Doesn't Google Forms roughly do this? It outputs responses to a spreadsheet
I wanted it more as a fully mobile based end to end solution. Not public facing forms / switching context to sheets but personal ones where I can log anything with a little bit of structure.
I wish there were a way to screenshare with customers while I troubleshoot that didn't involve more than one click. I currently use GoToAssist which is good software, but I have to screenshare with a lot of elderly users for my company's products, and most of them have no idea what "download" means. God help us if they're on Mac, because then I have to guide them through permissions settings over the phone to let me see their screen.

I would pay good money for something like this.

Do you troubleshoot desktop apps or web apps?
Both. Usually when I'm helping a customer troubleshoot, I need to see their desktop files, so the solutions on the market that allow me to see their current webpage by implementing a snippet into our site's HTML are not sufficient.
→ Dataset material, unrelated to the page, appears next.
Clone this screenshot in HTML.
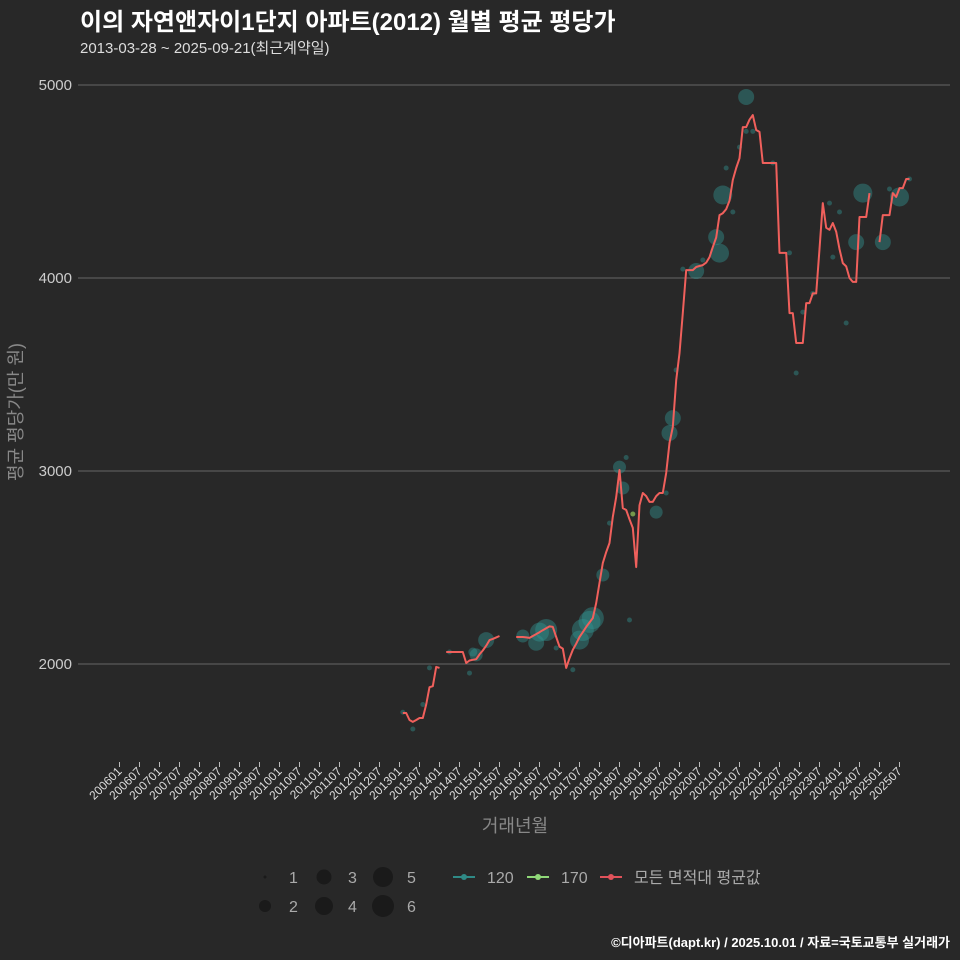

The problem here is that I'm basically asking for something equivalent to a one click exploit. There are good security and privacy reasons to make screensharing a little difficult, but it makes my team's job so hard especially when trying to assist a customer who simply have no idea how use a computer.

Makes sense. My mind immediately went to one of those webpage snippet screen controllers, but that won't work for you.
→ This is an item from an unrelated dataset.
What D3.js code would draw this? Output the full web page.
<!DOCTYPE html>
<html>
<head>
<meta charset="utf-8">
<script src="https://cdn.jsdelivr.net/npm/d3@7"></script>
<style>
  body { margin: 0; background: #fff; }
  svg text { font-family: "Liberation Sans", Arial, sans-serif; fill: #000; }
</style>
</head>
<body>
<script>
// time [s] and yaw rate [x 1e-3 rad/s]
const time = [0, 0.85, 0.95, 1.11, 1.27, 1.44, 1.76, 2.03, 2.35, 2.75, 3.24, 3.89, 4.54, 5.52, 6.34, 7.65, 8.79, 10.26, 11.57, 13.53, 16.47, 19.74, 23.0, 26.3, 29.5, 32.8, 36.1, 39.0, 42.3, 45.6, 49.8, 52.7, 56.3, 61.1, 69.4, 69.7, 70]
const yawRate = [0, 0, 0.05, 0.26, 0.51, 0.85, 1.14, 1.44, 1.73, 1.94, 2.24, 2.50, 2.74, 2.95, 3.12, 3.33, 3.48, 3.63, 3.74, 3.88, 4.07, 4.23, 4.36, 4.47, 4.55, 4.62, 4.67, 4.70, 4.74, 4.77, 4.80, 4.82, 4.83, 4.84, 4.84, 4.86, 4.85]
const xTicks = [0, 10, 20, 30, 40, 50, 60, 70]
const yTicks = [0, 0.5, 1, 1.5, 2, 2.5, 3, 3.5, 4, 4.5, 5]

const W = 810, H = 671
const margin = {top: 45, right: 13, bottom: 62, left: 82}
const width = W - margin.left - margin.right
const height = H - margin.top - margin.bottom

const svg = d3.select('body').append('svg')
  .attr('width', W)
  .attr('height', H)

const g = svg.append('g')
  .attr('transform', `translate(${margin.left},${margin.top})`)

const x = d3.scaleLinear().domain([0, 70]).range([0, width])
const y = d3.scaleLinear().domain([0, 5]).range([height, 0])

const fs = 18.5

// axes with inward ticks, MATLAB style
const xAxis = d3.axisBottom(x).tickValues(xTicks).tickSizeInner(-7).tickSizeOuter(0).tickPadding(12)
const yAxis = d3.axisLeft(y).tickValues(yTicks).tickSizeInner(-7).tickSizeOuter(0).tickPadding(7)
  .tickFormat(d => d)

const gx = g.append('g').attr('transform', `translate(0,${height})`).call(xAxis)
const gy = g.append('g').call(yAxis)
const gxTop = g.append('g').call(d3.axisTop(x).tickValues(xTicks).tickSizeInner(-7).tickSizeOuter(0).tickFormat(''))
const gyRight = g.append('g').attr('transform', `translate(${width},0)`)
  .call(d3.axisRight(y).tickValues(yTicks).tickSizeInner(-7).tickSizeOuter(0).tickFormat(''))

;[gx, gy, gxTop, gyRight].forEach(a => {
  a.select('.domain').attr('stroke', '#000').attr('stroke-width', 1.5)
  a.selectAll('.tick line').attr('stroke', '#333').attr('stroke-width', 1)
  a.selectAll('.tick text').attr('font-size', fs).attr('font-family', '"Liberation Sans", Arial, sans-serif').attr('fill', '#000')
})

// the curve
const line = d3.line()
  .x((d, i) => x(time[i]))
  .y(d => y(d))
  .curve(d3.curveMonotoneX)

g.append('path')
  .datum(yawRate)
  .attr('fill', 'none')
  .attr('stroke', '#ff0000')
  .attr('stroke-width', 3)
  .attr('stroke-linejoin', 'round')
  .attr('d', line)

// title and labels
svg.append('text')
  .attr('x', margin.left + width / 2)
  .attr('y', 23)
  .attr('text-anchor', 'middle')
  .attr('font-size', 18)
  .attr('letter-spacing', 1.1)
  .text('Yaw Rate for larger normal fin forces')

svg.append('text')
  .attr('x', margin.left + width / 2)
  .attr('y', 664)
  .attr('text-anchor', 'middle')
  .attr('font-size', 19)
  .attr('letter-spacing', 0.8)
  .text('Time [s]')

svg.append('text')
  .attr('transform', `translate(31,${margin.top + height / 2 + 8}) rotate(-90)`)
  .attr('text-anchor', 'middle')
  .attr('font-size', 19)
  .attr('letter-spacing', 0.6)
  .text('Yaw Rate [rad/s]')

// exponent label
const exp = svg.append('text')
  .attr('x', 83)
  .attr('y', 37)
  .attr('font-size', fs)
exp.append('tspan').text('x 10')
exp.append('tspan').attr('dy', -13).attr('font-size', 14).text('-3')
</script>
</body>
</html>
I struggle as well with this, especially since my dad is blind which makes it even harder to use the computer (even with screen reading software).

You want to share your screen? Or see theirs?

The first is relatively simple. The second will never happen in one-click.

Yep. I need to see theirs.
In theory, someone could exploit a 0-day and write this software for you.

So, I recant my position that it will never happen. It could happen if you found a really talented developer who was naive enough to do it, or a nihilist or something.

An app that intercepts the personal data that I generate and allows me to dictate what the computer transmits, for instance I could tell it to say that I am a poor 20-year old white woman and then advertisers who target on that stuff would more likely advertise stuff to me that I genuinely couldn't care about if I tried to.

This would waste their time and money and cause me to giggle when I see an ad for something very girly knowing that the me they think they're selling to isn't real.

I'm not the only HN reader who claims to use a different email alias for each recipient, but mail user agents require me to remember to set the return address manually to the right alias on each outgoing message and risk leaking the wrong one if I forget. Some kind of email middleware that maintains a mapping from recipients to aliases and automatically slaps the right alias onto each outgoing message seems like it should be feasible for a single developer, but I can never find the motivation to do it myself. Apologies if I'm overlooking some well known application or service that already does.